Brabant, in particular, had to be treated with care. From all components of the composite state, Brabant was the most influential, not only because it was wealthy, but also because the Charter of the Blijde Inkomst gave it a privileged status not shared by any other province. Accordingly, its provincial council was powerful, much more so than the Great Council.4 Not only was it sovereign, but—contrary to the Great Council—it also had a right of remonstration, which it could use to block reforms that were considered to be a contravention against the Blijde Inkomst. Indeed, more than any other judicial institution in the Netherlands, the Council of Brabant was a political actor the government could not lightly pass over.

In addition, the position of the Council of Brabant was highly ambiguous. While administering justice in the name of the sovereign, it also represented the inhabitants of Brabant due to its oath to the Blijde Inkomst. Consequently, it was frequently torn between its allegiance to the sovereign and its loyalty to the Brabant Estates, which inevitably caused problems and provided the Council of Brabant with a reputation of unruliness.5 This is no surprise given that there was much more at stake for the Council of Brabant than for the Great Council.

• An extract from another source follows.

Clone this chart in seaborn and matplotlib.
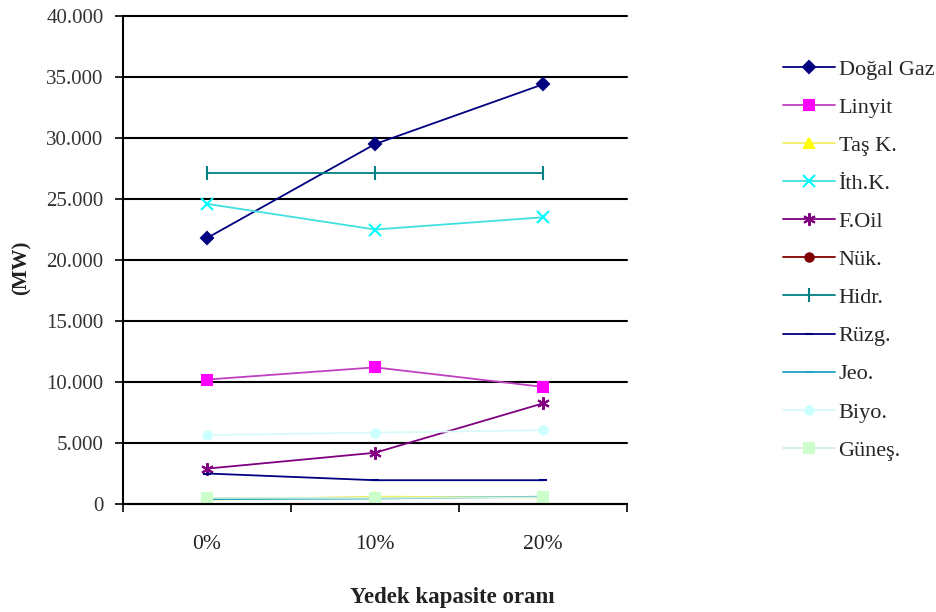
import matplotlib
matplotlib.use("Agg")
import matplotlib.pyplot as plt
from matplotlib.ticker import FuncFormatter, FixedLocator
import seaborn as sns
import pandas as pd

# Reserve capacity scenarios
categories = ["0%", "10%", "20%"]

# Installed capacity per source (MW)
sources = ["Doğal Gaz", "Linyit", "Taş K.", "İth.K.", "F.Oil", "Nük.",
           "Hidr.", "Rüzg.", "Jeo.", "Biyo.", "Güneş."]
dogal_gaz = [21800, 29500, 34400]
linyit = [10200, 11200, 9600]
tas_k = [350, 600, 550]
ith_k = [24600, 22500, 23500]
f_oil = [2900, 4200, 8250]
nuk = [0, 0, 0]
hidr = [27100, 27100, 27100]
ruzg = [2500, 1950, 1950]
jeo = [400, 450, 600]
biyo = [5650, 5850, 6050]
gunes = [500, 500, 550]

values = [dogal_gaz, linyit, tas_k, ith_k, f_oil, nuk, hidr, ruzg, jeo, biyo, gunes]

colors = ["#000080", "#FF00FF", "#FFFF00", "#00FFFF", "#800080", "#800000",
          "#008080", "#000080", "#1FA3C8", "#CCFFFF", "#CCFFCC"]
line_colors = ["#000080", "#C040C0", "#F0F060", "#40E0E0", "#800080", "#800000",
               "#008080", "#000080", "#1FA3C8", "#D8FAFA", "#D0F0D8"]
markers = ["D", "s", "^", "x", (6, 2, 0), "o", "|", "_", "_", "o", "s"]
msizes = [6, 7, 7, 8, 9, 6, 10, 6, 6, 6, 7]

rows = []
for name, vals in zip(sources, values):
    for i, v in enumerate(vals):
        rows.append({"pos": i, "MW": v, "src": name})
df = pd.DataFrame(rows)

sns.set_theme(style="white")
plt.rcParams["font.family"] = ["Liberation Serif", "DejaVu Serif"]

fig = plt.figure(figsize=(9.36, 6.12), dpi=100)
ax = fig.add_axes([123 / 936, 1 - 504 / 612, 504 / 936, 488 / 612])

for name, lc, mc, mk, ms in zip(sources, line_colors, colors, markers, msizes):
    sub = df[df["src"] == name]
    sns.lineplot(data=sub, x="pos", y="MW", ax=ax, color=lc, lw=1.3,
                 marker=mk, markersize=ms, markerfacecolor=mc,
                 markeredgecolor=mc, markeredgewidth=1.5, label=name,
                 legend=False)

ax.set_xlim(-0.5, 2.5)
ax.set_ylim(0, 40000)
ax.set_yticks(range(0, 40001, 5000))
ax.yaxis.set_major_formatter(FuncFormatter(lambda v, p: f"{int(v):,}".replace(",", ".")))
ax.set_xticks([0, 1, 2])
ax.set_xticklabels(categories)
ax.xaxis.set_minor_locator(FixedLocator([-0.5, 0.5, 1.5, 2.5]))
ax.tick_params(axis="x", which="major", length=0, pad=22, labelsize=15.5, colors="#222222")
ax.tick_params(axis="x", which="minor", length=6, width=1.2, color="black", direction="out", bottom=True)
ax.tick_params(axis="y", length=6, width=1.2, color="black", direction="out", left=True,
               labelsize=15, labelcolor="#333333", pad=8)

ax.grid(axis="y", color="black", lw=1.5)
for gl in ax.get_ygridlines():
    gl.set_clip_on(False)
ax.set_axisbelow(True)
for s in ["top", "right"]:
    ax.spines[s].set_visible(False)
for s in ["left", "bottom"]:
    ax.spines[s].set_color("black")
    ax.spines[s].set_linewidth(1.5)

ax.set_xlabel("")
ax.set_ylabel("")
fig.text(452 / 936, 1 - 598 / 612, "Yedek kapasite oranı", fontsize=16.5,
         fontweight="bold", ha="center", va="center", color="#222222")
fig.text(22 / 936, 1 - 268 / 612, "(MW)", fontsize=15, fontweight="bold",
         rotation=90, ha="center", va="center", color="#222222")

handles, labels = ax.get_legend_handles_labels()
fig.legend(handles, labels, loc="upper left", bbox_to_anchor=(783 / 936, 1 - 59 / 612),
           frameon=False, fontsize=16, handlelength=2.35, handletextpad=0.15,
           labelspacing=0.79, borderaxespad=0, borderpad=0)

fig.savefig("out.png", dpi=100)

While the latter merely attempted to preserve its position and justify its existence towards the government, the former had an entire array of privileges and competences to safeguard. Therefore, the Austrian Habsburgs had every reason not to antagonize the Council or the Estates of Brabant. Indeed, the composite state and the peace it guaranteed benefited the central government, given that the Netherlands had become an important source of financial profit.6

As is well-known, Joseph II broke with this tradition, but he was equally unwilling to use the Great Council as an instrument of state-formation, albeit for different reasons. In the Emperor’s worldview, the Great Council as court par excellence for the privileged must have been something of an anomaly, an outdated remainder of the old order. When he rearranged the entire judicial organization of the Netherlands, there could be no doubt in his mind that the court needed to be abolished. If possible, its members were to be integrated into the new structure, without however in any way giving them a preferential treatment. Indeed, the Sovereign Council of Justice counted as many members from the Council of Luxemburg as from the Great Council.

Apparently, the Great Council never really protested this course of events. If the councilors’ attachment and even devotion to their own institution was indisputable, their loyalty to the emperor must have been even greater. Moreover, even if they had been willing to resist the new measures, they would not have been able to count on outside support: there was not much love lost between the Magistrate of Malines and the Great Council. As the Sovereign’s Council by excellence, it could do nothing but obey the sovereign, even if it meant that the Great Council and its members would be demoted to a position of secondary importance. Only in times of crisis did the Austrian Habsburgs again rely on the tribunal. Yet, once peace had been more or less restored, they degraded it back to a second-rate role. As a result, the Great Council never held (or took) its fate in its own hands, and merely underwent the events of the eighteenth century.


6.2 Superior Courts: Agencies of Change or Preservation?


Unlike the Great Council, the eighteenth century Parlement de Paris—the superior court on which the Great Council was initially based—is often regarded as a powerful tribunal, especially considering its resistance against the policies of Louis XV.7 Indeed, the Parlement of Paris was not only the superior court of justice in France, but also had an extensive authority in the political domain, boasting the right to remonstrate edicts and decrees of the government before registering and publishing them. In that regard, the Parlement de Paris had characteristics of both the Great Council and the Council of Brabant, combining the supra-territorial jurisdiction of the former with the political authority of the latter. Moreover, functioning in a highly centralized state, the Parlement of Paris was the first tribunal of France, a status the Great Council could hardly claim in the Austrian Netherlands.